The Columbus-based company recently signed up two more institutions to a growing program that targets midwest banks, especially those with under $400 million of assets.
First State Bank in East Point, Mich., and Citizens Bank in Martins Ferry, Ohio, will begin offering mutual funds and annuities through Ohio Co. later this month.
Nine Banks Signed Up
With the additions, Ohio Co. has signed up nine banks since beginning the bank program in 1990.
It sets up its own offices inside the banks and hires its own brokers to run the programs.

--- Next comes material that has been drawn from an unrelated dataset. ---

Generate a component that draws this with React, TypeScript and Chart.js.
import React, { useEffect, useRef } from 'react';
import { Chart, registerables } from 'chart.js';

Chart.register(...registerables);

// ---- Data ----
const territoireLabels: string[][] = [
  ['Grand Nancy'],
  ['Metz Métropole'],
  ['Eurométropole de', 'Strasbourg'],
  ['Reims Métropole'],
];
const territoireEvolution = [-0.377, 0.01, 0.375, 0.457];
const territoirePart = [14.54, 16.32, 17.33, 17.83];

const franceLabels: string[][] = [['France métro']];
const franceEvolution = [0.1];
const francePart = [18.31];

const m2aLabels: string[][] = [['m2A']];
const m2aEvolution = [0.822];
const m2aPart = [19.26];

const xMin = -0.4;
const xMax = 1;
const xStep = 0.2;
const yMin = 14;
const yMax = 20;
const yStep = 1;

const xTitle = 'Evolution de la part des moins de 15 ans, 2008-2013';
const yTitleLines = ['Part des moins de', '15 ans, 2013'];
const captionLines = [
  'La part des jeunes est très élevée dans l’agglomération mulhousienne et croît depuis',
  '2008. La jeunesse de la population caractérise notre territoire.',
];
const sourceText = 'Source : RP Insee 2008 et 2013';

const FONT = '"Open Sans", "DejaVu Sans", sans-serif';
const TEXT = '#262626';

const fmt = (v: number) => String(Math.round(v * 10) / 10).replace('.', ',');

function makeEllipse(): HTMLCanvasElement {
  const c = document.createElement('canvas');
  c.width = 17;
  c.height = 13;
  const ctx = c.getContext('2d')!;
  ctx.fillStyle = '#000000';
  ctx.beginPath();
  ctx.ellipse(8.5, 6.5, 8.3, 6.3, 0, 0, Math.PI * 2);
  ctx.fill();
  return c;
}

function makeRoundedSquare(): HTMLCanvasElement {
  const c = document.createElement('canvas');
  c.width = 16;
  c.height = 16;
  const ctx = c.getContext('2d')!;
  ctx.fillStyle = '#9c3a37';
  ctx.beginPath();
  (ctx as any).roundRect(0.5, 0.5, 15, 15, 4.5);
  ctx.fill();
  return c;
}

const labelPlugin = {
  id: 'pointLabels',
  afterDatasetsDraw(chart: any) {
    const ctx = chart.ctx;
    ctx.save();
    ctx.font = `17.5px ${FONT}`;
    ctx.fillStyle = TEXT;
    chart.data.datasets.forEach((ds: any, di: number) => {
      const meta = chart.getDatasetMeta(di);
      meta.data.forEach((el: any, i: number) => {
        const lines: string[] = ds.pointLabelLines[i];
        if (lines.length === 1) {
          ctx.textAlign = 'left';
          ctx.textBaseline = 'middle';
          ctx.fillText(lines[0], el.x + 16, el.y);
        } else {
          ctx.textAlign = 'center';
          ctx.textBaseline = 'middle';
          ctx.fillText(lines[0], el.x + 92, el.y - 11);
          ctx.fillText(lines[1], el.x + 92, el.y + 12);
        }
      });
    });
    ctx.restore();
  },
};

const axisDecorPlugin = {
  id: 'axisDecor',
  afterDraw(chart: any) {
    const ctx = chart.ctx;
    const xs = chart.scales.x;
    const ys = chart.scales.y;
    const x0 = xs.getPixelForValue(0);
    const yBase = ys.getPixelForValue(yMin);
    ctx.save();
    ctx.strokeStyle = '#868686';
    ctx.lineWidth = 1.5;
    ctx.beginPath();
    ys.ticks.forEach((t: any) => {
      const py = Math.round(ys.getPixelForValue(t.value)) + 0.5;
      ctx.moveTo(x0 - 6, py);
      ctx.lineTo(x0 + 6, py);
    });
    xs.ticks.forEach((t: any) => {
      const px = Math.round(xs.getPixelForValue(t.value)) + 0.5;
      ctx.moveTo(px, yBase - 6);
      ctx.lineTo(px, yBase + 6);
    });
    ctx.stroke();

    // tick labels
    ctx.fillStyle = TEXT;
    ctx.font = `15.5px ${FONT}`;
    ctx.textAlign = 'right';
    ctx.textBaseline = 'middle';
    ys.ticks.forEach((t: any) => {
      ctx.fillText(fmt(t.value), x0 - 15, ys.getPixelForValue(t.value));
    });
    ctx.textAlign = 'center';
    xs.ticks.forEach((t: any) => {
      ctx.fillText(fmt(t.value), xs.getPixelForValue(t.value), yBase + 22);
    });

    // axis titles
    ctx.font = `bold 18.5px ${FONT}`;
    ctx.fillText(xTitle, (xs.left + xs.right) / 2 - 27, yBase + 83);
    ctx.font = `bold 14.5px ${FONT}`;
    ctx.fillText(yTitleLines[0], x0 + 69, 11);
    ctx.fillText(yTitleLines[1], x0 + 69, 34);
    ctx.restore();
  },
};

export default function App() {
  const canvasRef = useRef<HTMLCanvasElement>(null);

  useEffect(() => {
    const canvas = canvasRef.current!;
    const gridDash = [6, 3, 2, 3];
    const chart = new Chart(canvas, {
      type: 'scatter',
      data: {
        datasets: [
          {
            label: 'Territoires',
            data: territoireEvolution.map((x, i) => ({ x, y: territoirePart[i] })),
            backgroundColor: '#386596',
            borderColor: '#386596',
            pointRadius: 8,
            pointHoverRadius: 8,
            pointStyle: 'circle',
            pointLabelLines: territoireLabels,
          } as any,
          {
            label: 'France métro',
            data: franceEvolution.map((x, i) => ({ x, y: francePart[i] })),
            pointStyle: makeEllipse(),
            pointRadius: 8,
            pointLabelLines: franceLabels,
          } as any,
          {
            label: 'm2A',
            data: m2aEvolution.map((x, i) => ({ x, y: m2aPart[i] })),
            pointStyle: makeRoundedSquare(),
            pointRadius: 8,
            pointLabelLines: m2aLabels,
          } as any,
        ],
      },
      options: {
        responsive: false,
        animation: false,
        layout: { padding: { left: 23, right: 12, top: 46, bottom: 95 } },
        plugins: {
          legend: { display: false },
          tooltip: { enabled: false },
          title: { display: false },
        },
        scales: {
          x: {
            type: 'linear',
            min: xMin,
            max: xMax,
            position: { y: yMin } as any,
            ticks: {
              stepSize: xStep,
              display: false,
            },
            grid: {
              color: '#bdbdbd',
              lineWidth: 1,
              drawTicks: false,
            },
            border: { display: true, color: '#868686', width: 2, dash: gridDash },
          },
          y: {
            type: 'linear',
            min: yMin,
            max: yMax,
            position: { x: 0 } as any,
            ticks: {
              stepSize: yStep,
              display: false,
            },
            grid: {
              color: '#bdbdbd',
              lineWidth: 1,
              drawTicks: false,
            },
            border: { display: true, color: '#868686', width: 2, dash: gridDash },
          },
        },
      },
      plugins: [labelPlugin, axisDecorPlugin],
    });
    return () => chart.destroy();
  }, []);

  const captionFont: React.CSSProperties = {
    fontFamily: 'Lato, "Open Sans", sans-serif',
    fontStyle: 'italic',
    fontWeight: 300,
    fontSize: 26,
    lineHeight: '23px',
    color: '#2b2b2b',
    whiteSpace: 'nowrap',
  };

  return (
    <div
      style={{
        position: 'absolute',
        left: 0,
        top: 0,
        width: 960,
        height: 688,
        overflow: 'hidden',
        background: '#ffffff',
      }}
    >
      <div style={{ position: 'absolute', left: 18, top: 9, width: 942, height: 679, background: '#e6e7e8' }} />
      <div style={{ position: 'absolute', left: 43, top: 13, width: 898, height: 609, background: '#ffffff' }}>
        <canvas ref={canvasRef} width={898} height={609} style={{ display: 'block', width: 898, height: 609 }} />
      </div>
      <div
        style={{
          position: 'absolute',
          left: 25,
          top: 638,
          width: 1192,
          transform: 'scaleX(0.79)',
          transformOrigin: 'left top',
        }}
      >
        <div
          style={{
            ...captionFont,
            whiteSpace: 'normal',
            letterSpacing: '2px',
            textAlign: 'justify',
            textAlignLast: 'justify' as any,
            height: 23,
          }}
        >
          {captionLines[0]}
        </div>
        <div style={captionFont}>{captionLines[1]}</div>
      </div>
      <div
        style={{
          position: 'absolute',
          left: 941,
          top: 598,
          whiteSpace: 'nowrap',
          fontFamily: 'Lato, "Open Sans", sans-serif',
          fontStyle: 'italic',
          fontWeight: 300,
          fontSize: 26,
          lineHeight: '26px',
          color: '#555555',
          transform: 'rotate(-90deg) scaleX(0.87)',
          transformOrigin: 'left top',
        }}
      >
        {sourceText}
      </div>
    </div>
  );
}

The arrangement gives bank customers the opportunity to buy stocks, annuities and mutual funds, including some from Ohio Co.'s own family of Cardinal Funds.

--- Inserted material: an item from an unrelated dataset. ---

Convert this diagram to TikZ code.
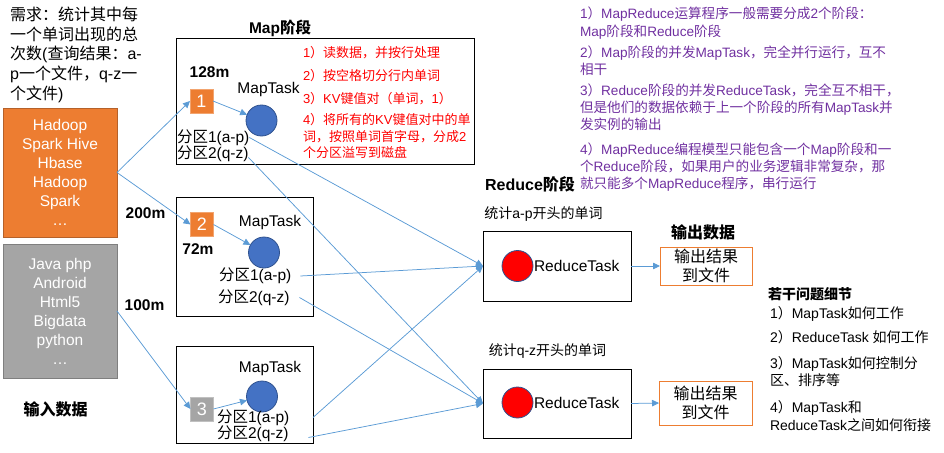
\documentclass[tikz,border=0pt]{standalone}
\usepackage{fontspec}
\setmainfont{Liberation Sans}
\newfontfamily\cjkfont{Noto Sans CJK SC}
\usetikzlibrary{arrows.meta}
\XeTeXinterchartokenstate=1
\newXeTeXintercharclass\CJKcls
\newcount\cjkcnt
\cjkcnt="4E00
\loop\XeTeXcharclass\cjkcnt=\CJKcls\advance\cjkcnt by 1\relax\ifnum\cjkcnt<"A000\repeat
\cjkcnt="3000
\loop\XeTeXcharclass\cjkcnt=\CJKcls\advance\cjkcnt by 1\relax\ifnum\cjkcnt<"3040\repeat
\cjkcnt="FF00
\loop\XeTeXcharclass\cjkcnt=\CJKcls\advance\cjkcnt by 1\relax\ifnum\cjkcnt<"FFF0\repeat
\XeTeXinterchartoks 0 \CJKcls = {\begingroup\cjkfont}
\XeTeXinterchartoks 4095 \CJKcls = {\begingroup\cjkfont}
\XeTeXinterchartoks \CJKcls 0 = {\endgroup}
\XeTeXinterchartoks \CJKcls 4095 = {\endgroup}
\newcommand\fsz[2]{\fontsize{#1}{#2}\selectfont}
\definecolor{connblue}{HTML}{5B9BD5}
\definecolor{inorange}{HTML}{ED7D31}
\definecolor{inorangeD}{HTML}{B5612A}
\definecolor{ingray}{HTML}{A5A5A5}
\definecolor{ingrayD}{HTML}{7F7F7F}
\definecolor{cblue}{HTML}{4472C4}
\definecolor{cblueD}{HTML}{2F528F}
\definecolor{tpurple}{HTML}{7030A0}
\begin{document}
\begin{tikzpicture}[x=1pt,y=-1pt,
  conn/.style={draw=connblue, line width=0.75pt, -{Triangle[width=6.5pt,length=7pt]}},
  blk/.style={draw=black, line width=1pt, inner sep=0pt, outer sep=0pt},
  txt/.style={inner sep=0pt, outer sep=0pt, font=\fsz{15.5}{16}},
  btxt/.style={inner sep=0pt, outer sep=0pt, font=\fsz{16}{16}\bfseries},
  inbox/.style={line width=1pt, inner sep=0pt, outer sep=0pt, text=white, align=center, font=\fsz{15.5}{19}, minimum width=114pt},
  sqbox/.style={inner sep=0pt, outer sep=0pt, minimum width=23pt, minimum height=24pt, text=white, font=\fsz{18}{18}},
  mapc/.style={circle, fill=cblue, draw=cblueD, line width=0.8pt, minimum size=31pt, inner sep=0pt, outer sep=0pt},
  redc/.style={circle, fill=red, draw=cblueD, line width=0.8pt, minimum size=31pt, inner sep=0pt, outer sep=0pt},
  outbox/.style={draw=inorange, line width=1pt, inner sep=0pt, outer sep=0pt, align=center, font=\fsz{16}{19}},
  redtxt/.style={inner sep=0pt, outer sep=0pt, anchor=west, align=left, text=red, font=\fsz{13}{16.5}},
  purtxt/.style={inner sep=0pt, outer sep=0pt, anchor=west, align=left, text=tpurple, font=\fsz{13.6}{17.3}},
  qtxt/.style={inner sep=0pt, outer sep=0pt, anchor=west, align=left, font=\fsz{14}{17.5}}
]
\useasboundingbox (0,0) rectangle (944,452);

% requirement text
\node[inner sep=0pt, anchor=west, align=left, font=\fsz{16}{19.6}] (req) at (10,54.7)
  {需求：统计其中每\\一个单词出现的总\\次数(查询结果：a-\\p一个文件，q-z一\\个文件)};

% input boxes
\node[inbox, fill=inorange, draw=inorangeD, minimum height=129pt] (in1) at (60,172.5)
  {Hadoop\\Spark Hive\\Hbase\\Hadoop\\Spark\\…};
\node[inbox, fill=ingray, draw=ingrayD, minimum height=134pt] (in2) at (60,311)
  {Java php\\Android\\Html5\\Bigdata\\python\\…};
\node[btxt] (inlab) at (55.5,409) {输入数据};

% map stage
\node[btxt, font=\fsz{15.5}{16}\bfseries] (maplab) at (280,28.5) {Map阶段};
\node[blk, minimum width=298pt, minimum height=125pt] (map1) at (325,101.5) {};
\node[blk, minimum width=137pt, minimum height=119pt] (map2) at (244.5,256.5) {};
\node[blk, minimum width=137pt, minimum height=97pt] (map3) at (244.5,394.5) {};

\node[btxt, font=\fsz{15.5}{16}\bfseries] (s128) at (209.5,72.5) {128m};
\node[btxt, font=\fsz{15.5}{16}\bfseries] (s200) at (145.5,213) {200m};
\node[btxt, font=\fsz{15.5}{16}\bfseries] (s72) at (198,249.5) {72m};
\node[btxt, font=\fsz{15.5}{16}\bfseries] (s100) at (144.5,305) {100m};

\node[sqbox, fill=inorange, draw=inorange!70!white, line width=0.8pt] (sq1) at (201.5,101) {1};
\node[sqbox, fill=inorange, draw=inorange!70!white, line width=0.8pt] (sq2) at (202,224.5) {2};
\node[sqbox, fill=ingray, draw=ingray!70!white, line width=0.8pt] (sq3) at (202,409) {3};

\node[txt] (mt1) at (268.5,89.5) {MapTask};
\node[txt] (mt2) at (270,222) {MapTask};
\node[txt] (mt3) at (270,368.5) {MapTask};

\node[mapc] (c1) at (261.5,120.5) {};
\node[mapc] (c2) at (264,252.5) {};
\node[mapc] (c3) at (262,396.5) {};

\node[txt, anchor=west] (m1p1) at (177,137.5) {分区1(a-p)};
\node[txt, anchor=west] (m1p2) at (177,153.5) {分区2(q-z)};
\node[txt, anchor=west] (m2p1) at (219,276) {分区1(a-p)};
\node[txt, anchor=west] (m2p2) at (218,297.5) {分区2(q-z)};
\node[txt, anchor=west] (m3p1) at (217,417.5) {分区1(a-p)};
\node[txt, anchor=west] (m3p2) at (217,433.5) {分区2(q-z)};

\node[redtxt] (rt1) at (303,52.5) {1）读数据，并按行处理};
\node[redtxt] (rt2) at (303,76) {2）按空格切分行内单词};
\node[redtxt] (rt3) at (303,99) {3）KV键值对（单词，1）};
\node[redtxt] (rt4) at (303,136) {4）将所有的KV键值对中的单\\词，按照单词首字母，分成2\\个分区溢写到磁盘};

% explanation text
\node[purtxt] (pt1) at (580,23) {1）MapReduce运算程序一般需要分成2个阶段：\\Map阶段和Reduce阶段};
\node[purtxt] (pt2) at (580,60.7) {2）Map阶段的并发MapTask，完全并行运行，互不\\相干};
\node[purtxt] (pt3) at (580,107.4) {3）Reduce阶段的并发ReduceTask，完全互不相干，\\但是他们的数据依赖于上一个阶段的所有MapTask并\\发实例的输出};
\node[purtxt] (pt4) at (580,167) {4）MapReduce编程模型只能包含一个Map阶段和一\\个Reduce阶段，如果用户的业务逻辑非常复杂，那\\就只能多个MapReduce程序，串行运行};

% reduce stage
\node[btxt] (redlab) at (530,184) {Reduce阶段};
\node[inner sep=0pt, font=\fsz{14}{16}] (ap) at (543.5,214) {统计a-p开头的单词};
\node[inner sep=0pt, font=\fsz{14}{16}] (qz) at (547.5,351) {统计q-z开头的单词};
\node[blk, minimum width=148pt, minimum height=70pt] (red1) at (557,266) {};
\node[blk, minimum width=148pt, minimum height=69pt] (red2) at (557,403.5) {};
\node[redc] (rc1) at (517.5,266) {};
\node[redc] (rc2) at (517.5,402.5) {};
\node[txt, anchor=west] (rl1) at (534,266) {ReduceTask};
\node[txt, anchor=west] (rl2) at (534,402.5) {ReduceTask};

% output
\node[btxt] (outlab) at (703,232) {输出数据};
\node[outbox, minimum width=92pt, minimum height=38pt] (out1) at (706,266) {输出结果\\到文件};
\node[outbox, minimum width=93pt, minimum height=44pt] (out2) at (705.5,403) {输出结果\\到文件};

% questions
\node[inner sep=0pt, anchor=west, font=\fsz{14}{16}\bfseries] (qt) at (768,294) {若干问题细节};
\node[qtxt] (q1) at (770,314) {1）MapTask如何工作};
\node[qtxt] (q2) at (770,337) {2）ReduceTask 如何工作};
\node[qtxt] (q3) at (770,371.5) {3）MapTask如何控制分\\区、排序等};
\node[qtxt] (q4) at (770,416) {4）MapTask和\\ReduceTask之间如何衔接};

% connectors
\draw[conn] (in1.east) -- (sq1.west);
\draw[conn] (in1.east) -- (sq2.west);
\draw[conn] (in2.east) -- (sq3.west);
\draw[conn] (sq1.east) -- (c1);
\draw[conn] (sq2.east) -- (c2);
\draw[conn] (sq3.east) -- (c3);
\draw[conn] (m1p1.east) -- (red1.west);
\draw[conn] ([yshift=-4pt]m1p2.east) -- (red2.west);
\draw[conn] ([xshift=9pt]m2p1.east) -- (red1.west);
\draw[conn] ([xshift=10pt]m2p2.east) -- (red2.west);
\draw[conn] (map3.east |- m3p1.east) -- (red1.west);
\draw[conn] ([xshift=20pt,yshift=-4pt]m3p2.east) -- (red2.west);
\draw[conn] (red1.east) -- (out1.west);
\draw[conn] (red2.east) -- (out2.west);
\end{tikzpicture}
\end{document}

It is also a way for the banks to increase fee income. Under a lease agreement, banks typically receive 25% of commissions from product sales.
Ohio Co. takes a highly selective approach when targeting banks for its brokerage services, said James Rowlette, vice president and director of marketing.
"We look for a smaller, highly independent bank in trade-center communities."
Shared Philosophy Sought
Ohio Co. wants banks that "share our philosophy of providing highly personalized brokerage services," Mr. Rowlette said.
Each bank brokerage is staffed by a broker with a track record and existing client base.
Brokers at the latest two offices joined Ohio Co. from Prudential Bache and Legg Mason, Mr. Rowlette said.
Experienced brokers give banks and Ohio Co. "a leg up," Mr. Rowlette said. "We don't want to have to train our brokers."
Incentives Bring Business
Also helping brokers are bank employees who receive financial incentives for directing business their way.
"We basically write two checks each month," Mr. Rowlette said. "One for our rent and one to the personnel manager as part of our referral program."
Although the Ohio Co. bank program is growing, getting a foot in the door isn't always easy.
One of the obstacles that turnkey providers like Ohio Co. encounter are banking executives who worry that brokerage services will drain their deposit base.
That's one reason why Ohio Co. undertook a study last year to track bank brokerage office sales.
It showed the firm's monthly gross revenues from the bank channel was $866,852.
Of that amount, only $62,000 came from within the bank, Mr. Rowlette said. The rest came from sources that include other banks, brokerages, and new customers.
"It tells us that we aren't the fox in the henhouse," Mr. Rowlette said. "We're really here to solidify and expand the bank's customer base."